The district court granted summary judgment on Ford’s claims of ADA harassment (during 2015-16), reasonable accommodation, and promotion claims. Two other claims – harassment (during 2013-14) and denial of a scheduling accommodation – went to trial, but both resulted in a verdict for the defendant.
On appeal, Ford’s leading argument was that the district court erred by disaggregating the earlier and later hostile-work-environment events on the ground that they were separate violations. Ford argued that under National R.R. Passenger Corp. v. Morgan, 536 U.S. 101 (2002), hostile-work-environment is a non-discrete violation that continues through the final act of harassment. (Worth noting here is that the Seventh Circuit, for the first time, officially recognizes a claim of disability discrimination under the ADA.)
The panel – while agreeing that Morgan requires courts generally to “consider all events that belong to a ‘single unlawful employment practice,’ … regardless of whether they fell within the statutory time period” – holds that courts may nevertheless “grant partial summary judgment as to different unlawful employment practices in one lawsuit,” and properly did so here.
The panel acknowledges that it can be a “difficult question … whether and when a plaintiff’s hostile work environment claim comprises more than one unlawful employment practice under the rule in Morgan.” It suggests several “factors” that might affect the answer. (1) “The simplest factor is time: A significant gap between alleged incidents of discriminatory harassment can sever the hostile work environment claim.” Here, 18 months separated the periods of alleged harassment. (2) “A change in managers can affect whether incidents are related.” In this case there was a switch in managers. (3) Finally, “intervening actions” such as a “prompt and appropriate corrective action reasonably likely to prevent the harassment from recurring” may break the chain. Here, the alleged harassers were removed from the scene.
In light of these factors, the Seventh Circuit affirms summary judgment on later cycle of alleged harassment separate from the first. The later cycle, the panel holds, fails both because the incidents that were related to plaintiff’s disability were either too mild to meet the “severe or pervasive” test (Ford told that she should be required to prove her disability in order to avoid shifts in the Main Control Office, and being challenged about whether she was really ‘in as much pain as [she] was claiming to be'”) or else were promptly remedied by transferring the alleged harasser. “Not until the written complaint in June 2016 was the Sheriff’s Office on notice that Ford believed [co-worker] was harassing her based on her disability. The Office then took prompt action, transferring [co-worker] out of the Visitation Office the next month.”
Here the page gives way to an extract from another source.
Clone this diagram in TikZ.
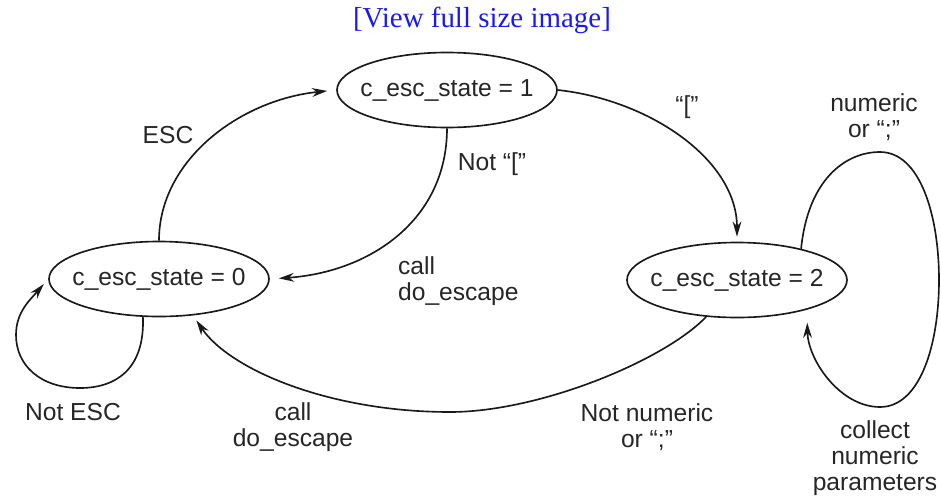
\documentclass[tikz,border=0pt]{standalone}
\usepackage{fontspec}
\setmainfont{Liberation Sans}
\newfontfamily\headfont{Liberation Serif}
\usetikzlibrary{shapes.geometric,arrows.meta}
\definecolor{linkblue}{RGB}{25,25,240}
\tikzset{
  state/.style={ellipse, draw=black!90, line width=1.4pt, minimum width=6.6cm,
    minimum height=2.25cm, inner xsep=-1cm, inner ysep=0pt,
    font=\fontsize{21}{23}\selectfont, text=black!85},
  trans/.style={draw=black!90, line width=1.4pt, -{Stealth[length=13pt,width=7.5pt]}},
  lbl/.style={align=center, font=\fontsize{21}{22.5}\selectfont, text=black!85},
}
\begin{document}
\begin{tikzpicture}[x=0.03cm,y=-0.03cm]
  \useasboundingbox (0,0) rectangle (941,495);
  % Link line on top
  \node[font=\headfont\fontsize{24.7}{28}\selectfont, text=linkblue] (link) at (482,20) {[View full size image]};
  % States
  \node[state] (s0) at (159,279) {c\_esc\_state = 0};
  \node[state] (s1) at (447,90) {c\_esc\_state = 1};
  \node[state] (s2) at (737,280) {c\_esc\_state = 2};
  % ESC: state 0 to state 1
  \draw[trans, shorten >=0.27cm] (s0.north) .. controls (159,160) and (240,100) .. (s1.west);
  \node[lbl] (esc) at (168,135) {ESC};
  % Not [ : back to state 0
  \draw[trans, shorten >=0.27cm] (s1.south) .. controls (447,220) and (370,272) .. (s0.east);
  \node[lbl] (notbr) at (492,164) {Not “[”};
  \node[lbl, align=left, anchor=west] (call1) at (394,281) {call\\do\_escape};
  % [ : state 1 to state 2
  \draw[trans, shorten >=0.15cm] (s1.east) .. controls (650,100) and (737,160) .. (s2.north);
  \node[lbl] (br) at (687,107) {“[”};
  % Loop on state 2
  \draw[trans, shorten >=0.39cm] (s2.26) .. controls (808,180) and (845,152) .. (880,152)
    .. controls (920,152) and (939,215) .. (939,280)
    .. controls (939,345) and (920,407) .. (880,407)
    .. controls (840,407) and (808,360) .. (s2.-23);
  \node[lbl] (num) at (874,117) {numeric\\or “;”};
  \node[lbl] (collect) at (875,458) {collect\\numeric\\parameters};
  % Not numeric: state 2 back to state 0
  \draw[trans, shorten >=0.18cm] (s2.-130) .. controls (665,360) and (540,412) .. (450,412)
    .. controls (330,412) and (230,370) .. (s0.-47);
  \node[lbl] (call2) at (293,427) {call\\do\_escape};
  \node[lbl] (notnum) at (647,427) {Not numeric\\or “;”};
  % Loop on state 0
  \draw[trans, shorten >=0.2cm] (s0.-113) .. controls (145,370) and (115,388) .. (80,388)
    .. controls (40,388) and (16,365) .. (16,335)
    .. controls (16,312) and (30,300) .. (s0.west);
  \node[lbl] (notesc) at (73,412) {Not ESC};
\end{tikzpicture}
\end{document}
The panel affirms summary judgment on two other claims. Ford’s claim that her demotion to visitation clerk was not a reasonable accommodation for her disability failed because she failed “to come forward with evidence that a more equivalent position for which she was qualified was vacant at the relevant time.” The jobs Ford pointed to in the record were either during a different time-frame or there was otherwise “uncontradicted evidence that [vacant] dispatcher positions involved duties that Ford could not perform even with accommodation.” (The panel also rejects Ford’s attempt to recast the clerk assignment as a substantive discrimination claim: “We have trouble imagining how a demotion that qualifies as a reasonable accommodation required by the ADA can, at the same time, constitute disability discrimination or retaliation prohibited by the ADA.”)
The panel also affirms summary judgment on four allegedly discriminatory and retaliatory denials of “four applications for promotion between March 2016 and February 2017.” It holds that none of the comparable employees identified by Ford applied for the four positions plaintiff sought. “The record discloses little about any of the people who were named to the jobs” beyond conclusory allegations in the plaintiff’s declaration. (The panel notes in a footnote that although Ford did not identify all four promotions in her EEOC charge, “an investigation of the first denied promotion could reasonably be expected to have delved into the later denials that occurred in the next few months” and thus “[t]here was no need for Ford to have filed a third EEOC charge alleging the later denials were also retaliatory.”)
Regarding the claims that went to trial, the panel finds no trial errors. (1) The exclusion of background evidence prior to October 2013 was “was a reasonable way to keep the trial focused on the disputes the jury would actually need to decide,” and indeed the plaintiff herself made use of the exclusion to keep out evidence of her disciplinary history. (2) An instruction that “[t]he ADA does not entitle a disabled employee to the accommodation of her choice” was not reversible error, because the jury never reached the undue-hardship issue, and so the instruction could not have “unfairly affect[ed] the outcome of the trial.”